■ WRITTEN PROBLEM: Pick out the lines below with "Write" and list them.

((

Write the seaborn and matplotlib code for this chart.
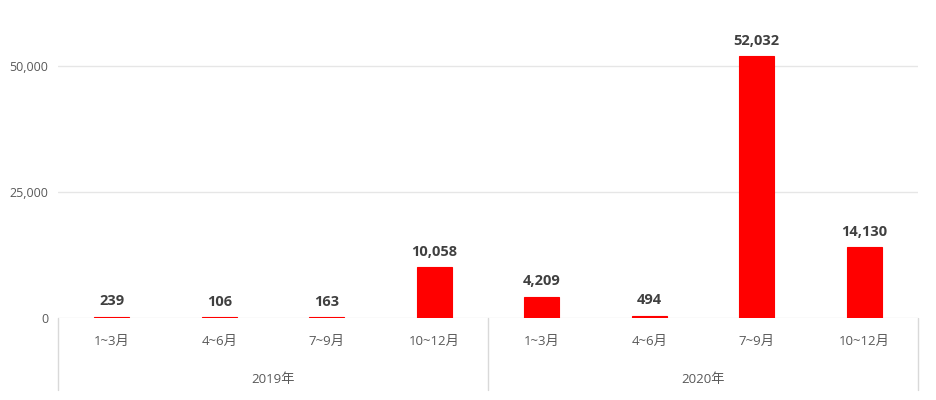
import matplotlib
matplotlib.use("Agg")
import matplotlib.pyplot as plt
import matplotlib.transforms as mtransforms
import pandas as pd
import seaborn as sns

years = ["2019年", "2020年"]
quarters = ["1~3月", "4~6月", "7~9月", "10~12月"]
values_2019 = [239, 106, 163, 10058]
values_2020 = [4209, 494, 52032, 14130]
y_ticks = [0, 25000, 50000]

rows = []
for year, vals in zip(years, [values_2019, values_2020]):
    for q, v in zip(quarters, vals):
        rows.append({"key": f"{year} {q}", "year": year, "quarter": q, "value": v})
df = pd.DataFrame(rows)

sns.set_theme(style="white")
plt.rcParams["font.family"] = ["Open Sans", "Noto Sans CJK JP", "DejaVu Sans"]

fig = plt.figure(figsize=(9.37, 4.0), dpi=100)
ax = fig.add_axes([58 / 937, 82 / 400, 860 / 937, 302 / 400])

sns.barplot(data=df, x="key", y="value", color="#ff0000", saturation=1,
            width=0.33, ax=ax, order=df["key"].tolist(),
            edgecolor="#ff0000", linewidth=0.8)

ax.set_ylim(0, 60000)
ax.set_xlim(-0.5, len(df) - 0.5)
ax.set_yticks(y_ticks)
ax.set_yticklabels([f"{t:,}" for t in y_ticks], color="#595959", fontsize=9)
ax.tick_params(axis="y", length=0, pad=7)
for t in y_ticks:
    ax.axhline(t, color="#e6e6e6", lw=1, zorder=0)
ax.set_xticks([])
ax.set_xlabel("")
ax.set_ylabel("")
for s in ax.spines.values():
    s.set_visible(False)

for i, v in enumerate(df["value"]):
    ax.annotate(f"{v:,}", (i, v), xytext=(0, 6), textcoords="offset points",
                ha="center", va="bottom", fontsize=10.5, fontweight="bold",
                color="#404040")

trans = mtransforms.blended_transform_factory(ax.transData, ax.transAxes)
# quarter labels
for i, q in enumerate(df["quarter"]):
    ax.text(i, -23 / 302, q, transform=trans, ha="center", va="center",
            fontsize=9.5, color="#595959")
# year labels and group separators
for j, year in enumerate(years):
    center = j * len(quarters) + (len(quarters) - 1) / 2
    ax.text(center, -61 / 302, year, transform=trans, ha="center", va="center",
            fontsize=9.5, color="#595959")
for x in [-0.5, 3.5, 7.5]:
    ax.plot([x, x], [0, -72 / 302], transform=trans, color="#d9d9d9", lw=1,
            clip_on=False)

fig.savefig("out.png", dpi=100)
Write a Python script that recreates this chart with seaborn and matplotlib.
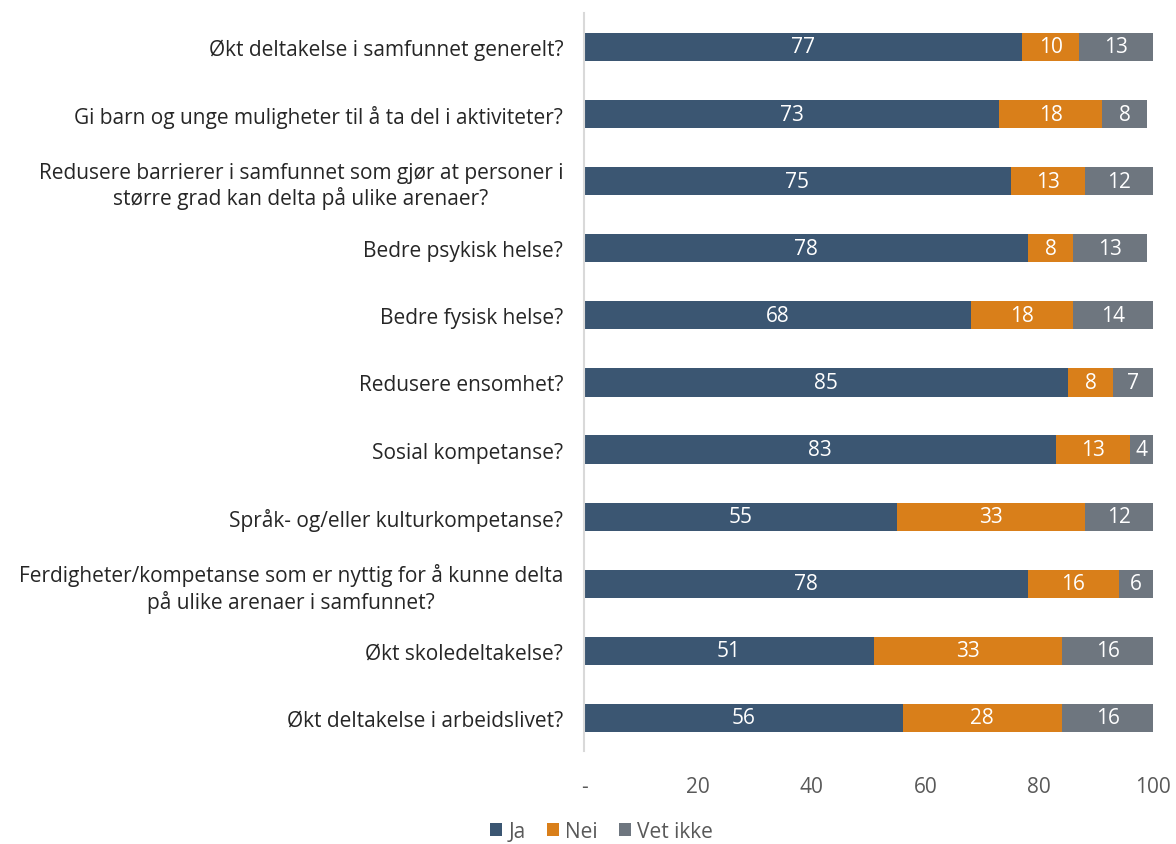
import pandas as pd
import matplotlib.pyplot as plt
import seaborn as sns

# --- DATA ---
questions = [
    "Økt deltakelse i samfunnet generelt?",
    "Gi barn og unge muligheter til å ta del i aktiviteter?",
    "Redusere barrierer i samfunnet som gjør at personer i\nstørre grad kan delta på ulike arenaer?",
    "Bedre psykisk helse?",
    "Bedre fysisk helse?",
    "Redusere ensomhet?",
    "Sosial kompetanse?",
    "Språk- og/eller kulturkompetanse?",
    "Ferdigheter/kompetanse som er nyttig for å kunne delta\npå ulike arenaer i samfunnet?",
    "Økt skoledeltakelse?",
    "Økt deltakelse i arbeidslivet?",
]
ja = [77, 73, 75, 78, 68, 85, 83, 55, 78, 51, 56]
nei = [10, 18, 13, 8, 18, 8, 13, 33, 16, 33, 28]
vet_ikke = [13, 8, 12, 13, 14, 7, 4, 12, 6, 16, 16]
series = ["Ja", "Nei", "Vet ikke"]
colors = {"Ja": "#3B5672", "Nei": "#D97F1A", "Vet ikke": "#6E767F"}
x_ticks = [0, 20, 40, 60, 80, 100]
x_ticklabels = ["-", "20", "40", "60", "80", "100"]

df = pd.DataFrame({"question": questions, "Ja": ja, "Nei": nei, "Vet ikke": vet_ikke})
df["cum_ja"] = df["Ja"]
df["cum_nei"] = df["Ja"] + df["Nei"]
df["cum_vet"] = df["Ja"] + df["Nei"] + df["Vet ikke"]

sns.set_theme(style="white")
plt.rcParams["font.family"] = ["Open Sans", "DejaVu Sans"]
fs = 15

fig = plt.figure(figsize=(11.76, 8.45), dpi=100)
ax = fig.add_axes([0.4966, 0.1095, 0.4839, 0.8735])

# stacked bars by overlaying cumulative totals
for col, name in [("cum_vet", "Vet ikke"), ("cum_nei", "Nei"), ("cum_ja", "Ja")]:
    sns.barplot(data=df, x=col, y="question", orient="h", color=colors[name],
                saturation=1, width=0.42, linewidth=0, ax=ax, label=name)

handles, labels = ax.get_legend_handles_labels()
if ax.get_legend() is not None:
    ax.get_legend().remove()

# value labels
for i, row in df.iterrows():
    starts = [0, row["cum_ja"], row["cum_nei"]]
    for s, name in zip(starts, series):
        v = row[name]
        ax.text(s + v / 2, i, f"{v}", ha="center", va="center",
                color="white", fontsize=fs)

ax.set_xlim(0, 100)
ax.set_ylim(10.5, -0.5)
ax.set_xticks(x_ticks)
ax.set_xticklabels(x_ticklabels)
ax.set_xlabel("")
ax.set_ylabel("")
ax.tick_params(axis="x", colors="#595959", labelsize=fs, length=0, pad=18)
ax.tick_params(axis="y", colors="#262626", labelsize=fs, length=0, pad=15)
for lbl in ax.get_yticklabels():
    lbl.set_horizontalalignment("right")
    lbl.set_multialignment("center")
for s in ["top", "right", "bottom"]:
    ax.spines[s].set_visible(False)
ax.spines["left"].set_color("#D9D9D9")
ax.spines["left"].set_linewidth(1.5)

order = [labels.index(n) for n in series]
fig.legend([handles[k] for k in order], series, loc="lower center",
           bbox_to_anchor=(0.5115, -0.02), ncol=3, frameon=False,
           fontsize=fs, handlelength=0.6, handleheight=0.6, handletextpad=0.3,
           columnspacing=1.0, labelcolor="#595959")

plt.savefig("out.png", dpi=100)
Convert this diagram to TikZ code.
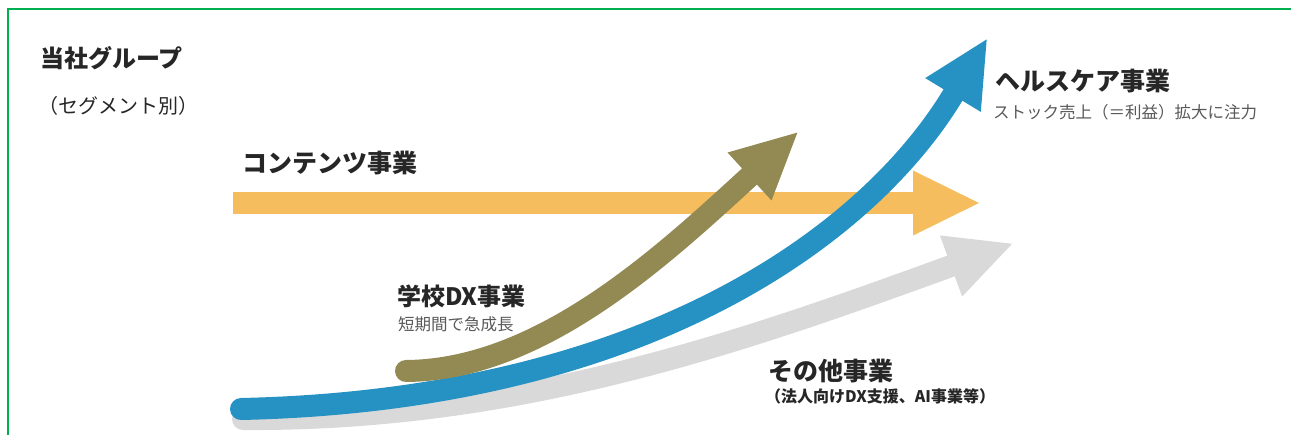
\documentclass[tikz,border=0pt]{standalone}
\usepackage{fontspec}
\setmainfont{Noto Sans CJK JP}
\usetikzlibrary{arrows.meta}
\definecolor{frameg}{RGB}{0,176,80}
\definecolor{orangec}{RGB}{245,189,94}
\definecolor{olivec}{RGB}{147,138,83}
\definecolor{bluec}{RGB}{37,146,195}
\definecolor{grayc}{RGB}{217,217,217}
\definecolor{txt}{RGB}{38,38,38}
\definecolor{subtxt}{RGB}{89,89,89}
\tikzset{
  shaft/.style={line width=22pt, line cap=round},
  lbl/.style={anchor=west, inner sep=0pt, text=txt, font=\bfseries\fontsize{25}{30}\selectfont},
  sublbl/.style={anchor=west, inner sep=0pt, text=subtxt, font=\fontsize{16.5}{20}\selectfont},
}
\begin{document}
\begin{tikzpicture}[x=1pt,y=-1pt]
\useasboundingbox (0,0) rectangle (1291,435);
% frame
\draw[frameg, line width=2pt] (8,435) -- (8,9.5) -- (1291,9.5);

% coordinates
\coordinate (gS) at (243,419);
\coordinate (gB) at (951,266);
\coordinate (oS) at (233,203);
\coordinate (oB) at (913,203);
\coordinate (bS) at (241,409);
\coordinate (bB) at (953,95);
\coordinate (vS) at (406,371);
\coordinate (vB) at (749.5,176.5);

% gray arrow
\draw[shaft, grayc] (gS) .. controls (520,421) and (744.2,341.2) .. (gB);
\fill[grayc] (939.9,235.4) -- (1012.1,243.8) -- (962.1,296.6) -- cycle;

% orange arrow
\draw[shaft, line cap=butt, orangec] (oS) -- (oB);
\fill[orangec] (913,170.5) -- (979,203) -- (913,235.5) -- cycle;

% blue arrow
\draw[shaft, bluec] (bS) .. controls (650,400) and (870,232) .. (bB);
\fill[bluec] (925.2,78.1) -- (986.7,39.4) -- (980.8,111.9) -- cycle;

% olive arrow
\draw[shaft, olivec] (vS) .. controls (540,370) and (661,257.6) .. (vB);
\fill[olivec] (727.5,152.5) -- (797.4,132.6) -- (771.5,200.5) -- cycle;

% texts
\node[lbl, font=\bfseries\fontsize{24}{28}\selectfont] (title) at (40,58) {当社グループ};
\node[anchor=west, inner sep=0pt, text=txt, font=\fontsize{20}{24}\selectfont] (seg) at (38,105.5) {（セグメント別）};
\node[lbl] (cont) at (242,163) {コンテンツ事業};
\node[lbl] (health) at (995,81.5) {ヘルスケア事業};
\node[sublbl] (healthsub) at (993,112.5) {ストック売上（＝利益）拡大に注力};
\node[lbl, font=\bfseries\fontsize{24}{28}\selectfont] (school) at (397,296.5) {学校DX事業};
\node[sublbl, font=\fontsize{16.5}{20}\selectfont] (schoolsub) at (398,324) {短期間で急成長};
\node[lbl] (other) at (768,371.5) {その他事業};
\node[anchor=west, inner sep=0pt, text=txt, font=\bfseries\fontsize{16}{19}\selectfont] (othersub) at (765,396) {（法人向けDX支援、AI事業等）};
\end{tikzpicture}
\end{document}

))

■ RIGHT ANSWER:
Write the seaborn and matplotlib code for this chart.
Write a Python script that recreates this chart with seaborn and matplotlib.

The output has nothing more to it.